SHORT TASK: Using the listing below, report all lines holding the word "that".

==== DATA IN THIS EXERCISE ====

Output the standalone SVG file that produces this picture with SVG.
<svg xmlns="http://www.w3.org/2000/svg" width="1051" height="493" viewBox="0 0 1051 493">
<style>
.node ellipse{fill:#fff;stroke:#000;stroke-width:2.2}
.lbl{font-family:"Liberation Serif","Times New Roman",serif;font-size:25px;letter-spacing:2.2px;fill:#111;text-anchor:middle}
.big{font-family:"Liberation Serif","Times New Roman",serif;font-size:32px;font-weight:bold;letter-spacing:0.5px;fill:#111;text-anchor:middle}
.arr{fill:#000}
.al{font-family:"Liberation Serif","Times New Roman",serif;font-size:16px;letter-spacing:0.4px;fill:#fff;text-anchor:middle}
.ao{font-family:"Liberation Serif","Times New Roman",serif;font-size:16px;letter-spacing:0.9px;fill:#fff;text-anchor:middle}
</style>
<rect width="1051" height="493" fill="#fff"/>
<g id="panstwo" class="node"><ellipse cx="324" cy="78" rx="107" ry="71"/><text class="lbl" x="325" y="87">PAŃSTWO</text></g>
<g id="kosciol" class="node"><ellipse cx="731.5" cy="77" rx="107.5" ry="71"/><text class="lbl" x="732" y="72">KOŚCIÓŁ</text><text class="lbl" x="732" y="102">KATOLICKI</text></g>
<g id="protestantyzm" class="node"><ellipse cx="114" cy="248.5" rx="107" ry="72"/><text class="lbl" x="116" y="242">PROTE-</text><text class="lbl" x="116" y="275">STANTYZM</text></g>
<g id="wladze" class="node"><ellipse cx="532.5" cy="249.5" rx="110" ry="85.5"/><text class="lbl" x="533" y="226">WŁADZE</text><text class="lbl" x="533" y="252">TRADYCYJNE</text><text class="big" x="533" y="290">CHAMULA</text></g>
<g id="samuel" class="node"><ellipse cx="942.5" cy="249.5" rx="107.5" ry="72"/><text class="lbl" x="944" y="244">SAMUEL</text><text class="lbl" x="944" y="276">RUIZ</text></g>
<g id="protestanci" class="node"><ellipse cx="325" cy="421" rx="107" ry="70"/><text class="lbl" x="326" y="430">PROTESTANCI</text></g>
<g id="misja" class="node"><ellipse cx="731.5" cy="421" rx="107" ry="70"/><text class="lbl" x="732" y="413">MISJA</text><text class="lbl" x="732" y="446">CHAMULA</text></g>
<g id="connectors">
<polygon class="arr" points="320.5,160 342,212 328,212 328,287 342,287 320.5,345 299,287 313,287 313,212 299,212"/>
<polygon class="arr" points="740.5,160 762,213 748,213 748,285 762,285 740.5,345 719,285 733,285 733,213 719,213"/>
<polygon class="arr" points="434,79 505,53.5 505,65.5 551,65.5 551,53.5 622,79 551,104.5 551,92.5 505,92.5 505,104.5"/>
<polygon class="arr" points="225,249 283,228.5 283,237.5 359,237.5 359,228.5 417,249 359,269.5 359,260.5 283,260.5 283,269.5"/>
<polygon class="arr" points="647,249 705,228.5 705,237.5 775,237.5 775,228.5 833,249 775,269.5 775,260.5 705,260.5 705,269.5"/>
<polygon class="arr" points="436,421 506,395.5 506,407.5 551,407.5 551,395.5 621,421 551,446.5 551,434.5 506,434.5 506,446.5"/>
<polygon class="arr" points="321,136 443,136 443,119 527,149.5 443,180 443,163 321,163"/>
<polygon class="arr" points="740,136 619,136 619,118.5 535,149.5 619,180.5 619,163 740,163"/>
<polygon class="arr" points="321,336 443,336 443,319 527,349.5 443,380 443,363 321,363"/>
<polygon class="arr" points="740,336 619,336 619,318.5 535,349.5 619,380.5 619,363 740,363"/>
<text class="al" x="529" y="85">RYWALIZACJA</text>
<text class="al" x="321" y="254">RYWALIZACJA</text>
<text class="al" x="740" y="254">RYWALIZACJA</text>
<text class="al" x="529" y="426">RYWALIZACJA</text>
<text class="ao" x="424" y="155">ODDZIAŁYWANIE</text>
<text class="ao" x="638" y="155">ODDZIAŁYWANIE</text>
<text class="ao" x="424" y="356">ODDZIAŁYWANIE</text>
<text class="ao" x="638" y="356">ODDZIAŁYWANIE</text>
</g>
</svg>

====
==== DATA IN THIS EXERCISE ====

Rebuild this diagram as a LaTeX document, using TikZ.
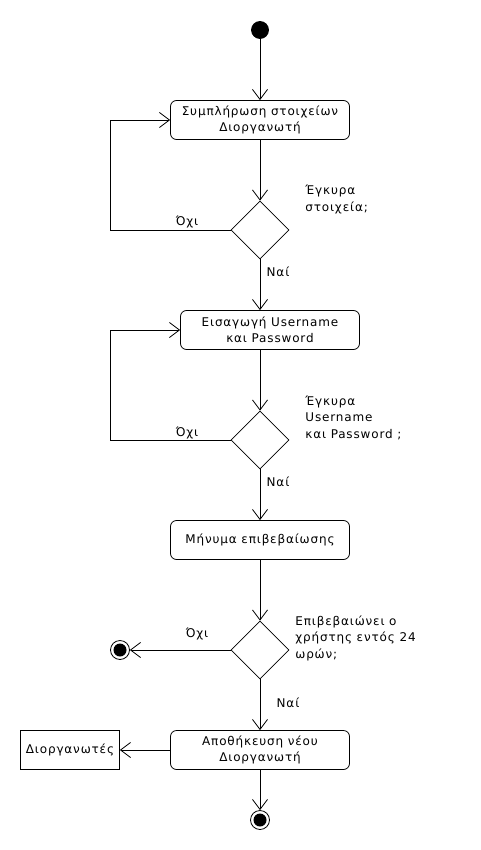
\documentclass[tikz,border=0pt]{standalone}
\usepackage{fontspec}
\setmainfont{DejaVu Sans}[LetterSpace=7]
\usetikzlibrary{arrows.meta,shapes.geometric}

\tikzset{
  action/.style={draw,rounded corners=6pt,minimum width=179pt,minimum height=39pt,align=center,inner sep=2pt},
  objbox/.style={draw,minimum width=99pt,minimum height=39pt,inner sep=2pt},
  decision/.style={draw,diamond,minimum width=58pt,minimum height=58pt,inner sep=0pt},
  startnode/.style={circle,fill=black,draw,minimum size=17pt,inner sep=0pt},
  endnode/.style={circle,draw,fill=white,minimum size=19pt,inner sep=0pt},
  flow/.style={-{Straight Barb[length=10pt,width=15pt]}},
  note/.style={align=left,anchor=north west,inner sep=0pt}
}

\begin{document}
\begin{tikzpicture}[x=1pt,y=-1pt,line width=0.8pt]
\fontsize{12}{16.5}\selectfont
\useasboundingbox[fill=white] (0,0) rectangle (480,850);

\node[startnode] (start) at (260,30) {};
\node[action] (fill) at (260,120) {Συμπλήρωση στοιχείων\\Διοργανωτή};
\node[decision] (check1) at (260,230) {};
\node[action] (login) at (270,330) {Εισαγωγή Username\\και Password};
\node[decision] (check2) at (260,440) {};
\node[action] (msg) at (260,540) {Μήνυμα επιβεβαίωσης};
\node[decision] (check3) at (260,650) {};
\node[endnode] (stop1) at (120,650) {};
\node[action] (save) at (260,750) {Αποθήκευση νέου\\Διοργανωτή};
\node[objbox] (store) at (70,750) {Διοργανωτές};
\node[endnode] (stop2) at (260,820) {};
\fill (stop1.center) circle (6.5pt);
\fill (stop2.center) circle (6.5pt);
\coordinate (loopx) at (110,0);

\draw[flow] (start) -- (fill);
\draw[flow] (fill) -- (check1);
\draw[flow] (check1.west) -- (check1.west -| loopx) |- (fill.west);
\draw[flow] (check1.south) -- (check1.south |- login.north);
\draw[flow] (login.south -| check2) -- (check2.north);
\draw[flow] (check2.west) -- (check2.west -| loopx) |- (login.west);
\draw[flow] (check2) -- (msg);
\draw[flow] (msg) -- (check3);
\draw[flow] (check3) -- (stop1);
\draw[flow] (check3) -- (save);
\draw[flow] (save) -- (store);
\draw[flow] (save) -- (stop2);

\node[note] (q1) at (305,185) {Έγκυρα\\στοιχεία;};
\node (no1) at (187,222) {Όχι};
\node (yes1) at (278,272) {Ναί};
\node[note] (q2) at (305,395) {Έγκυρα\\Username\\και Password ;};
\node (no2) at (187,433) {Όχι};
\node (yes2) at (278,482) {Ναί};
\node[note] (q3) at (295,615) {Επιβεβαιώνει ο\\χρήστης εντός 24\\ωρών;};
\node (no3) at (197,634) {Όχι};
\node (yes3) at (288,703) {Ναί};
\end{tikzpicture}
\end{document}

====
==== DATA IN THIS EXERCISE ====

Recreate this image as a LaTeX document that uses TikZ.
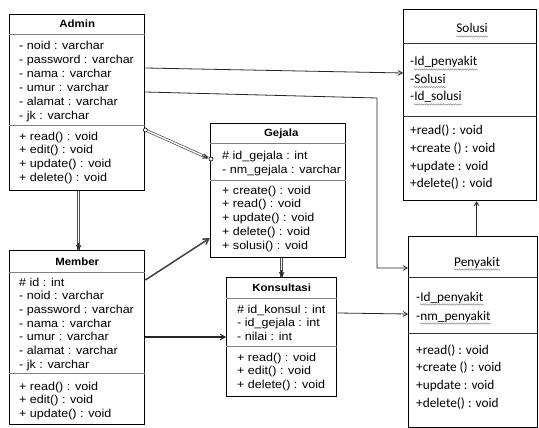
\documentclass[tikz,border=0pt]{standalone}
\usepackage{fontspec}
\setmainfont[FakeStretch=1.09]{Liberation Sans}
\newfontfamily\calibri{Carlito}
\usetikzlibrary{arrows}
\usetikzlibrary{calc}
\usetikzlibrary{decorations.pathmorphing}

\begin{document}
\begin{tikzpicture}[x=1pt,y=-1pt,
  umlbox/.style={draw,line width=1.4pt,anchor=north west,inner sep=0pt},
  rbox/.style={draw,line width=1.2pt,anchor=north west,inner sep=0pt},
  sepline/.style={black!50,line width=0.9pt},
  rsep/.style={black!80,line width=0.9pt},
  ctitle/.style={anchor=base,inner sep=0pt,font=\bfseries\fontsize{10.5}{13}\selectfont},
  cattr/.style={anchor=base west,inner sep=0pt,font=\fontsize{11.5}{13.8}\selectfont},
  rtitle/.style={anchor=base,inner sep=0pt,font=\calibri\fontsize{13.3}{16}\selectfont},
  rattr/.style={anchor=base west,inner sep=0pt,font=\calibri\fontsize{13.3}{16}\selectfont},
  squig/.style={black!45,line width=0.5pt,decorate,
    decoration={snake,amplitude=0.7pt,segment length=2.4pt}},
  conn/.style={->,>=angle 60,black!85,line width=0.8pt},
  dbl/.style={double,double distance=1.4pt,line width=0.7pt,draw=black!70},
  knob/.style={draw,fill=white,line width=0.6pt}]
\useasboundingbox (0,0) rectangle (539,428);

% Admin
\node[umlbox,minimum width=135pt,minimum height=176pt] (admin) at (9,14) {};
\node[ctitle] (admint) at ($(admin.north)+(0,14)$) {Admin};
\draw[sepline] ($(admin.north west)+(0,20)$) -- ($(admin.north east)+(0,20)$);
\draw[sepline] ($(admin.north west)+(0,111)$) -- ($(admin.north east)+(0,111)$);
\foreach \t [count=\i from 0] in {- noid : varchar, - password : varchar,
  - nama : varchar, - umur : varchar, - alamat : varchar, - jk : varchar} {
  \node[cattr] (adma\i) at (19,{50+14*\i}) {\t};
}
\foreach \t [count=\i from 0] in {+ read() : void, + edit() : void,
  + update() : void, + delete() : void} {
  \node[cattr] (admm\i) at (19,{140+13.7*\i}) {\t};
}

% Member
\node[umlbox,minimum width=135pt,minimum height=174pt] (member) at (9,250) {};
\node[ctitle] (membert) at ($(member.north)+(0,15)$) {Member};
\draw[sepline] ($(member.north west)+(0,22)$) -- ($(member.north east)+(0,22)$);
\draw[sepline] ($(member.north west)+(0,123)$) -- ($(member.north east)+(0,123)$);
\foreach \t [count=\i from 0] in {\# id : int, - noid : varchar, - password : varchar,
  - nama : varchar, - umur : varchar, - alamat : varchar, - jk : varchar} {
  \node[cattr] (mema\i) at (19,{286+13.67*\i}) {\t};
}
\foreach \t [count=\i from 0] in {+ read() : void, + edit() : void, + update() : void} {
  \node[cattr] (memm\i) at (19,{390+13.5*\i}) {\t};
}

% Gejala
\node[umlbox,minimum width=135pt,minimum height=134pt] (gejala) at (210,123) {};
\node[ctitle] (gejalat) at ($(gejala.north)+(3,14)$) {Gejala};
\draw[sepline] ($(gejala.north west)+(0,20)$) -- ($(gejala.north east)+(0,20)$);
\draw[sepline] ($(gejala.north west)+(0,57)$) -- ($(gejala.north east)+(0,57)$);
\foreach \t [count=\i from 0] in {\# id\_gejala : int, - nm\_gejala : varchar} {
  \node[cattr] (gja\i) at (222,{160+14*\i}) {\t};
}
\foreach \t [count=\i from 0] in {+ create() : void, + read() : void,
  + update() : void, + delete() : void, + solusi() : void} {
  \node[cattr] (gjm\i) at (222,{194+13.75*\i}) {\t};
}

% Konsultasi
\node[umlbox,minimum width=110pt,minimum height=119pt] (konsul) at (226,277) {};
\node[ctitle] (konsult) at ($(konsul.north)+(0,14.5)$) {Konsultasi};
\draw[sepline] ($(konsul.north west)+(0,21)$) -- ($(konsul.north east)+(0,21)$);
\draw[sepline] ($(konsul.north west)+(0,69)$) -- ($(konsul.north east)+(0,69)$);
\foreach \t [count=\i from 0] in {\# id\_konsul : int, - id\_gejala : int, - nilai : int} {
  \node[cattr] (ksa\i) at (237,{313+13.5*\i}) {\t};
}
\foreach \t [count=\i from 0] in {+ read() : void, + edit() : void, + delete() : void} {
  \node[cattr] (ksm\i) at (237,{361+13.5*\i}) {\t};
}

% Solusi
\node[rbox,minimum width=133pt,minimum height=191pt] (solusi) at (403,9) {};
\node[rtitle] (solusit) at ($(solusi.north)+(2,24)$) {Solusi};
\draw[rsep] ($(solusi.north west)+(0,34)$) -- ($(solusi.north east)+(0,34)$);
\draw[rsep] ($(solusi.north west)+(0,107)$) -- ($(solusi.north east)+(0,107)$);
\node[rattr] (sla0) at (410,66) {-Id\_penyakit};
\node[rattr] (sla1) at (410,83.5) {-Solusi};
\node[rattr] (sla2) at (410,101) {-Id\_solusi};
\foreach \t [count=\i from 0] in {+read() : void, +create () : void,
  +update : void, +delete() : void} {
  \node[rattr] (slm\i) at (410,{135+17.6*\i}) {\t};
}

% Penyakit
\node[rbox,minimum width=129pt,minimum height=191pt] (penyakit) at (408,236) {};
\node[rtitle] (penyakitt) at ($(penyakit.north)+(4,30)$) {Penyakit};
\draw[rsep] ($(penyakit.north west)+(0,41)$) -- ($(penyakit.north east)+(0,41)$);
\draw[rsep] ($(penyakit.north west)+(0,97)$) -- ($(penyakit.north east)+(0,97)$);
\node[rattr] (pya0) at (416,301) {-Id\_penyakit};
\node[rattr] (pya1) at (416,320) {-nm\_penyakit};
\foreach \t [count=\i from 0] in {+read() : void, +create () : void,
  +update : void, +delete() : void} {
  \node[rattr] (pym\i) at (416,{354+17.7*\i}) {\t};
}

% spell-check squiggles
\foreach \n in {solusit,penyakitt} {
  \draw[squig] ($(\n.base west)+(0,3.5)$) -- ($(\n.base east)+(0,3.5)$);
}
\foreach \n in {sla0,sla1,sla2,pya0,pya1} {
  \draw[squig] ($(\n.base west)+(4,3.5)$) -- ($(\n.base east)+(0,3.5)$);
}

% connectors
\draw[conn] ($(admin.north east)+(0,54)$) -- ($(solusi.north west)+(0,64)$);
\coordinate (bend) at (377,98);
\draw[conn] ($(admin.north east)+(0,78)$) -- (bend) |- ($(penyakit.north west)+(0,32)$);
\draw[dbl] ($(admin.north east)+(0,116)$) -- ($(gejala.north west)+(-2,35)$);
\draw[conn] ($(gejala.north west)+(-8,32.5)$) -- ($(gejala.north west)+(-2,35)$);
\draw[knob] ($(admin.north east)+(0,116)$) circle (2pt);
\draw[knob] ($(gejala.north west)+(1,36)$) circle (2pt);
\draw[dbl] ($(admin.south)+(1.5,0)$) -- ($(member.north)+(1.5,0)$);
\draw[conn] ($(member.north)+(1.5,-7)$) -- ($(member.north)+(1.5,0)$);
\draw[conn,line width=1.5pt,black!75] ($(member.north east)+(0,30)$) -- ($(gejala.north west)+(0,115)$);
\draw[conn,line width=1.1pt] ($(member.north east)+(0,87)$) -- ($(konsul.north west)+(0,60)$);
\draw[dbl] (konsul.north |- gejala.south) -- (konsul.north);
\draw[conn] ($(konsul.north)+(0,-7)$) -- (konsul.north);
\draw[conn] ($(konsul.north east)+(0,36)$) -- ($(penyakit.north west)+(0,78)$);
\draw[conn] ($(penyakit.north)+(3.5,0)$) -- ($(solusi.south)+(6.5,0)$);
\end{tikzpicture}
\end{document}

====

RESULT BELOW:
Output the standalone SVG file that produces this picture with SVG.
Recreate this image as a LaTeX document that uses TikZ.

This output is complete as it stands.